Continuing our comments on the summer budget, we now look at the proposals for “Non-doms” generally (the proposals for dealing with UK residential property of Non-doms are worth a separate article in their own right).
Those who read our earlier article during the election campaign (“Dodgy Non-doms” 14th April, 2015) will be familiar with the background. For years, people categorised as domiciled in another country (including people who had originated here and then moved “permanently” to another country before coming back to be resident here – the so-called “boomerang Non-doms”) were taxed only on their UK income and on any foreign income “remitted” to this country. When the government finally woke up to how many people were benefitting from this arrangement they decided, as governments do, not to stop the practice but to tax it, by introducing the “Remittance Basis Charge”: a “licence fee” effectively, charging Non-doms £30,000 annually for the privilege of being taxed on this basis.
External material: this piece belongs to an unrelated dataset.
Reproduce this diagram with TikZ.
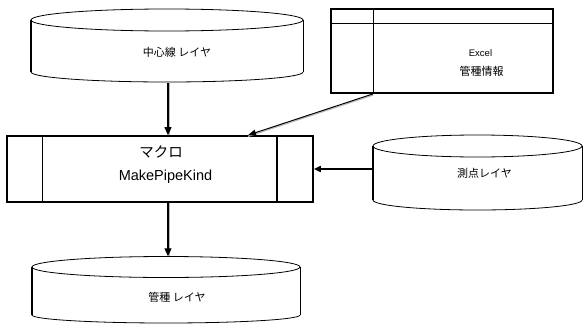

Finding that this raised a bit of revenue and won some votes, the offensive against Non-doms was stepped up with the introduction of “Annual Tax on Enveloped Dwellings” (ATED), CGT for non-residents, denial of the personal allowance to remittance-basis taxpayers and other moves.
In the summer budget last month, the government made good on its election promises by stepping up the pressure further. Having previously announced higher “Remittance Basis Charges” for Non-doms who are resident for extended periods of time the government has now announced that, effective from April 2017, anyone who has been resident in the UK in 15 or more of the last 20 years will, for that year and until their status changes, simply be “deemed” domiciled, whatever the strict legal position is. That means that they can no longer use the “remittance basis” and will be subject to income tax on their worldwide income, not just their UK income.
People good with figures will have noticed that, with less than two years to go until April 2017, if you have spent the last 15 years resident in the UK and have extensive offshore income, you have been comprehensively ambushed. Is there, then, going to be any “grandfathering” or transitional relief? The government, in the announcement accompanying the budget, says not. The proposals are subject to a consultation, and you can expect advisers of long-term Non-domiciled UK residents to cry foul over this aspect, but it is probably not possible to argue that this is unlawful retrospective taxation, as it only applies from April 2017 going forward, not to any past years.
Are there, then, any remaining advantages to being a Non-dom after you have been UK-resident for 15 years? Some, yes. Property settled offshore by a Non-dom into trust (the so-called “excluded property” trusts) remains exempt from Inheritance Tax. There are also still some taxes which will not apply to non-residents, so it is a real possibility that, having cried “wolf” so many times, this time around a number of Non-doms will simply leave the UK and live in one of their other homes around the world, realising gains from their non-UK property before returning here once the 15/20 “clock” has been re-set (a minimum of 5 years) to enjoy the benefits of the remittance basis once again. Holiday in Monaco, anyone?